Records with drawing code
******************************

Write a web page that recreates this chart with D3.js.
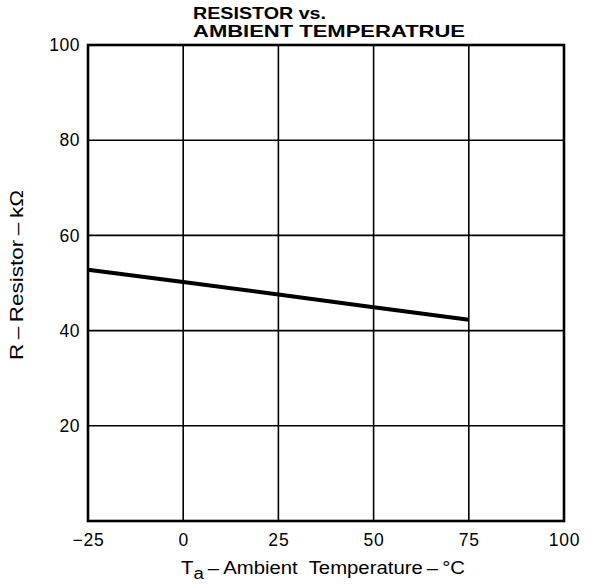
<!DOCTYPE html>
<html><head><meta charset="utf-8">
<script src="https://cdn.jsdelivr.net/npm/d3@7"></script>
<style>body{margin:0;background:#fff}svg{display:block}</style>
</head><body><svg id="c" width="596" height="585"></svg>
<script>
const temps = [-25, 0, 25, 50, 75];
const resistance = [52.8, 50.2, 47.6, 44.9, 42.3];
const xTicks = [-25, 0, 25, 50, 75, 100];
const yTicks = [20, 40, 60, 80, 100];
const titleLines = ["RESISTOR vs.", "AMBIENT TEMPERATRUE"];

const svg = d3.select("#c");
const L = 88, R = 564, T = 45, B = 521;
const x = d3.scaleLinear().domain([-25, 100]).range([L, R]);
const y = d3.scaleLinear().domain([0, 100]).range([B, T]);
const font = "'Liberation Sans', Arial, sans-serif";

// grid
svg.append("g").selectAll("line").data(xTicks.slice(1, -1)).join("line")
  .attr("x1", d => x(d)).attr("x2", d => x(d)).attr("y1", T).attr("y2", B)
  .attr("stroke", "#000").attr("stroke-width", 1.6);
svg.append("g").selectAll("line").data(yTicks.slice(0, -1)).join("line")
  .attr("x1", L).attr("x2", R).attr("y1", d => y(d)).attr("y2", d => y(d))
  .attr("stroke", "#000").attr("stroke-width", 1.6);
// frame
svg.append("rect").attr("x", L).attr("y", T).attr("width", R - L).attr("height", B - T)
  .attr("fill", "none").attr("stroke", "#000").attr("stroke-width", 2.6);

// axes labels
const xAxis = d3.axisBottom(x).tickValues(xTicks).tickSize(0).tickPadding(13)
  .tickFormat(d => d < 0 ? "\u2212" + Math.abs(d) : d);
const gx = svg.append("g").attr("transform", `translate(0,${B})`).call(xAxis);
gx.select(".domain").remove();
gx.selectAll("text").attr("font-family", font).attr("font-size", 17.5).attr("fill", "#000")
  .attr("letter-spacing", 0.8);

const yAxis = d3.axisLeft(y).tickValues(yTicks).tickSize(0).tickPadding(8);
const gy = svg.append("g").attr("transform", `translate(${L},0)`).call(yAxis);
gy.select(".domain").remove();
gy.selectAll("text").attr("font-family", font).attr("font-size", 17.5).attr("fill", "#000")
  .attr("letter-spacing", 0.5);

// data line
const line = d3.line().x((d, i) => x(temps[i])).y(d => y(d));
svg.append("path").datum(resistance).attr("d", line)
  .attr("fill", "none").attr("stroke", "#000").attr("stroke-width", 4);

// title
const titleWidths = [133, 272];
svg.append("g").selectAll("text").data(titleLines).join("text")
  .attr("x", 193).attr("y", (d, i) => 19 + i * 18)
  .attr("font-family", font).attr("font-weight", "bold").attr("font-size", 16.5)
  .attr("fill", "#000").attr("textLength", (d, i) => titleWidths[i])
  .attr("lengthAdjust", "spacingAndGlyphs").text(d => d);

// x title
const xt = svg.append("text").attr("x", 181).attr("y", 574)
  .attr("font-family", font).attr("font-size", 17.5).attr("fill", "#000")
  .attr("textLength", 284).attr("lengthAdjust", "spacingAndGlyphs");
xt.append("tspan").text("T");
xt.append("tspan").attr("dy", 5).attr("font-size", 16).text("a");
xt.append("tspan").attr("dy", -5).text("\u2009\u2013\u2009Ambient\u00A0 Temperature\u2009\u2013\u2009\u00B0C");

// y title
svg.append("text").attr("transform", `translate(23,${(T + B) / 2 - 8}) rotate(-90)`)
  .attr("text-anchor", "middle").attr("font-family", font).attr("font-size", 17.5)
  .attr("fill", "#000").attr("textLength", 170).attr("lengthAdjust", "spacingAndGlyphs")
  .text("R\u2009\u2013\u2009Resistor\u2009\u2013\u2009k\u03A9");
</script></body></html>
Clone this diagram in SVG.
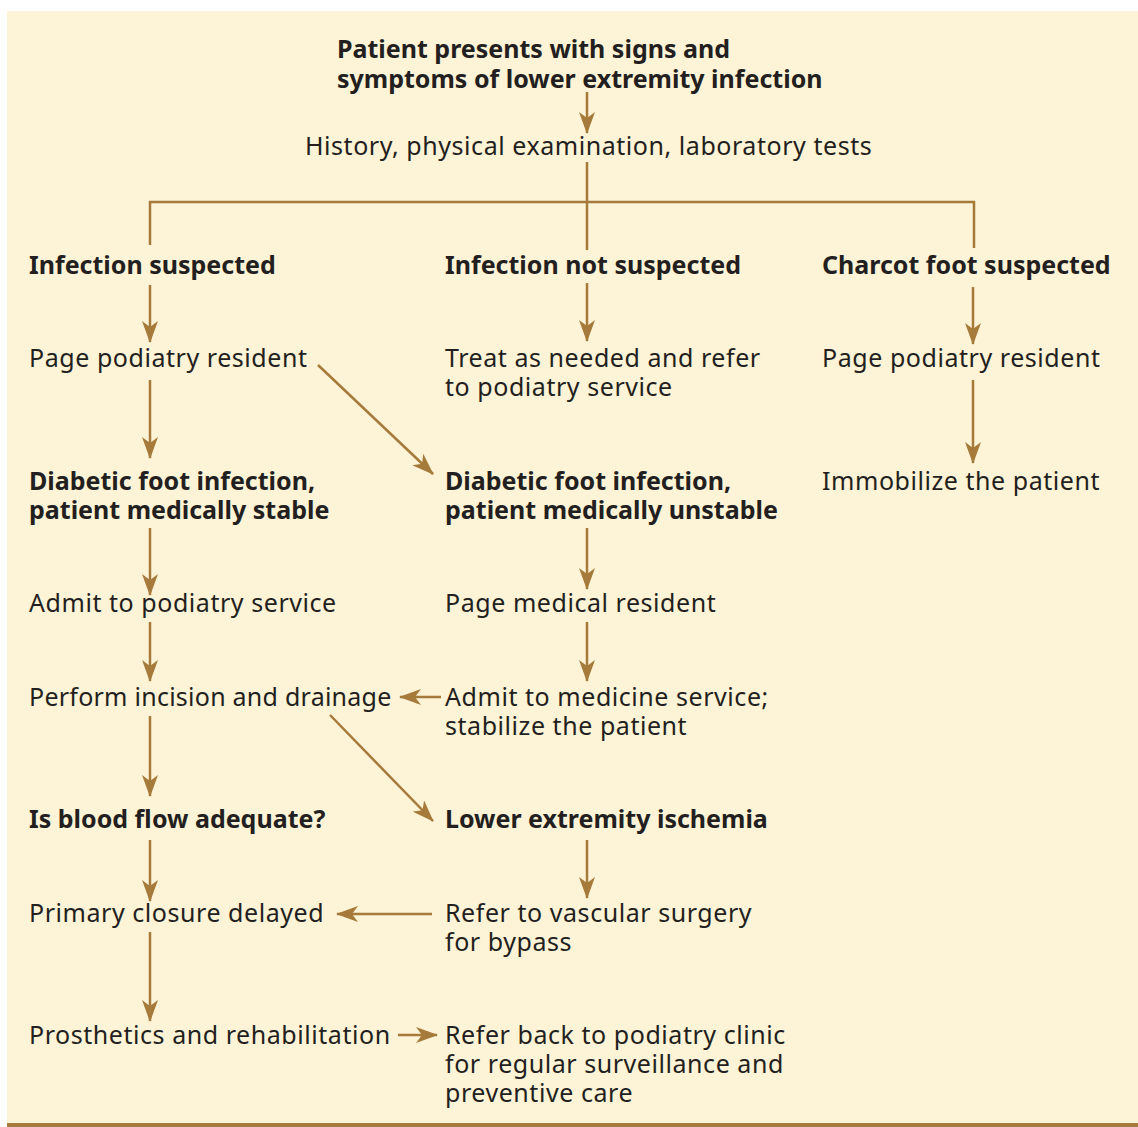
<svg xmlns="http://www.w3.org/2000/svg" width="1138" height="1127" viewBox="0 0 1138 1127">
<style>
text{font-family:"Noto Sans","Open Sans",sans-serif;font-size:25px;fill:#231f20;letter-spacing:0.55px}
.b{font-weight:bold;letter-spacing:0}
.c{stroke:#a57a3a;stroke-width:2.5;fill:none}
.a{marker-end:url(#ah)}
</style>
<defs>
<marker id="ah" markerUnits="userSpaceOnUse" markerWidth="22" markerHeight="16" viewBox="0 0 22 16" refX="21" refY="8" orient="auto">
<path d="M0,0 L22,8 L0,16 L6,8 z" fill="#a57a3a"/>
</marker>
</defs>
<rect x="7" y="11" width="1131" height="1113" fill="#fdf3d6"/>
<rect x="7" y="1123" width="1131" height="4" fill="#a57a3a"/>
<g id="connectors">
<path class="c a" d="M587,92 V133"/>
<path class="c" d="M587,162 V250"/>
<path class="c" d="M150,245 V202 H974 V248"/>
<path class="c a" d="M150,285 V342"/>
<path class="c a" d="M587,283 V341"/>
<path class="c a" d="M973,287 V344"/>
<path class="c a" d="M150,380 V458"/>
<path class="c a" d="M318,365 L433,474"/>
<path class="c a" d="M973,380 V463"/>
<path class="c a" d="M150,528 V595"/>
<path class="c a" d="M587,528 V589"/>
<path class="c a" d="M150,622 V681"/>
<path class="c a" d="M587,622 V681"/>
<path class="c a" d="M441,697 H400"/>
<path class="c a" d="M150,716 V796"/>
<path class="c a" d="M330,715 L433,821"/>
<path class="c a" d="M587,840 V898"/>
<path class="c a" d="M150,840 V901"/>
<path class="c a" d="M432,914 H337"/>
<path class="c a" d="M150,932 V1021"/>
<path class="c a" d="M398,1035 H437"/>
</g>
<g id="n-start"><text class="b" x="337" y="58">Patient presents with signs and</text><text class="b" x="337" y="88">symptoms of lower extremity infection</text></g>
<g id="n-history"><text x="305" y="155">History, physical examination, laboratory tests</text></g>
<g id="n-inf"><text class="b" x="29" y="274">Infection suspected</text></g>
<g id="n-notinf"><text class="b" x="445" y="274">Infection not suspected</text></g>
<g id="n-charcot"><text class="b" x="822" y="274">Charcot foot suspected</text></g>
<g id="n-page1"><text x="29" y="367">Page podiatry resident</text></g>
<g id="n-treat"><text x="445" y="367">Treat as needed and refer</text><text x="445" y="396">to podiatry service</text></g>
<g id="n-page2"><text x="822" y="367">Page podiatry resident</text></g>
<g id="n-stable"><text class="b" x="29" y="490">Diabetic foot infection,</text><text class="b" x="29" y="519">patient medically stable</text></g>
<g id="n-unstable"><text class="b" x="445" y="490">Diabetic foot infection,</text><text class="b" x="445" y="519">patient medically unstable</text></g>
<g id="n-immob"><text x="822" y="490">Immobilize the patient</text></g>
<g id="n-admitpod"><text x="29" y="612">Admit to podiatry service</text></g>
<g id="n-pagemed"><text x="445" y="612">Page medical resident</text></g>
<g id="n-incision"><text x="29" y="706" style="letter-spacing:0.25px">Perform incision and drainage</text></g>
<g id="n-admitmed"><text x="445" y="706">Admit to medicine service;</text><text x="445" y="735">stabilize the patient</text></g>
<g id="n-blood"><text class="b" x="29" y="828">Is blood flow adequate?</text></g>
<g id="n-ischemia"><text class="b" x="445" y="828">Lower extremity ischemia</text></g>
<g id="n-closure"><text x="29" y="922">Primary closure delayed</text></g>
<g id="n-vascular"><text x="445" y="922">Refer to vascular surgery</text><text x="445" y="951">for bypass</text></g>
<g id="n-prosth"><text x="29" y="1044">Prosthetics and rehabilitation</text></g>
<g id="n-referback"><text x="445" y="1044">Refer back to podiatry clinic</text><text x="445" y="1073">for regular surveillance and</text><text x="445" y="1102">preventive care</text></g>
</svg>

******************************

= What the task requires =
Filter lines by "this" and return each hit.

= Task solution =
Write a web page that recreates this chart with D3.js.
Clone this diagram in SVG.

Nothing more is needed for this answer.